Arguments of Those Supporting Business Method Patents

  • Various articles in the press have focused too much attention on business methods not being per se unpatentable.
  • CAFC explained that business methods are no different from other methods and that they should be subject to the same legal requirements, i.e. novelty, non-obviousness, statutory subject matter.
  • Judge Rich of the CAFC explained that business method exceptions were never invoked by the CCPA or the CAFC.
  • US Patent and Trademark Office removed the business method exception in 1996 as a reason for rejection.
  • Treated like any other method.

No Lifeboat Needed

  • Use the same protections that are used against other methods.
  • Business method patents should meet the statutory definition of patentability.
  • Same outcry was heard when software deemed patentable.
  • Focus should be on prior art and ability to examine these applications.
  • New prior user rights law provides protection.

A revolution has not occurred in patent law.

  • Law of the court for over 4 decades
  • Last 10 years
  • 2000 patents issued
  • Health care insurance
  • Airline reservation systems
  • Inventory management
  • Accounting
  • Other areas

There is no clear line of demarcation between business method patents and other methods

  • No clear reason for not allowing business method patents.

 

IV.                Amazon.com v. Barnesandnoble.com

  • One click ordering
  • Prior art did not show such a system

Operation of Amazon System

  • Amazon’s web server saves purchaser information including identification of the purchaser, payment information, and shipment information, which is usually provided from a previous order.
  • Web server then assigns an identifier to the purchaser and sends the identifier to the purchaser’s computer for storage.

The next time the purchaser requests information about an item, the identifier is sent to the web server.

  • When the web server supplies the item information back to the purchaser, the one click ordering function is enabled.

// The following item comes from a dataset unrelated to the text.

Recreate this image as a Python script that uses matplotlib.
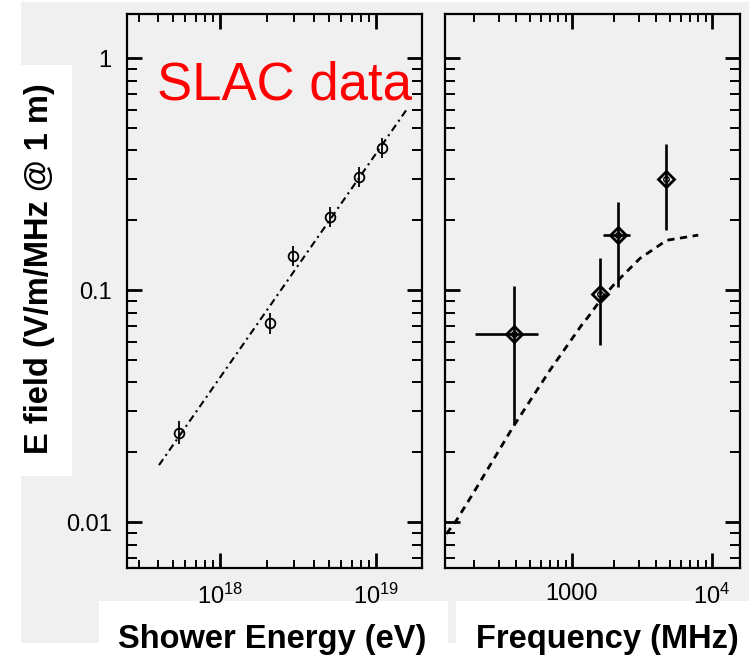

Evidence of Non-obviousness

  • John Lockwood, inventor of the “WebBasket” system, admitted that it never occurred to him to modify the “WebBasket” program to enable single action ordering despite his testimony that such a modification would be easy to implement.
  • An expert from Columbia Business School testified that the one click system was a major innovation in on-line retailing that allows for purchasing without disrupting the customer shopping experience.
  • Copying of the invention by Barnes & Noble.com and others is additional evidence of non-obviousness.
  • Customers were found to be timid regarding ordering on-line.
  • The one click process, which was hugely successful, took away the fear of ordering.
  • One click maximized the likelihood of completing purchases.
  • Commercial success of the invention and failure of others to solve the problem addressed by the patented invention and the fact that the invention has become the industry standard is compelling, objective evidence of the non-obviousness of the claimed invention.

V.                  Conclusion

Intellectual property has been effectively used to protect e-commerce inventions and copyrights.

E-commerce intellectual property is an important new area of law to which companies should pay careful attention.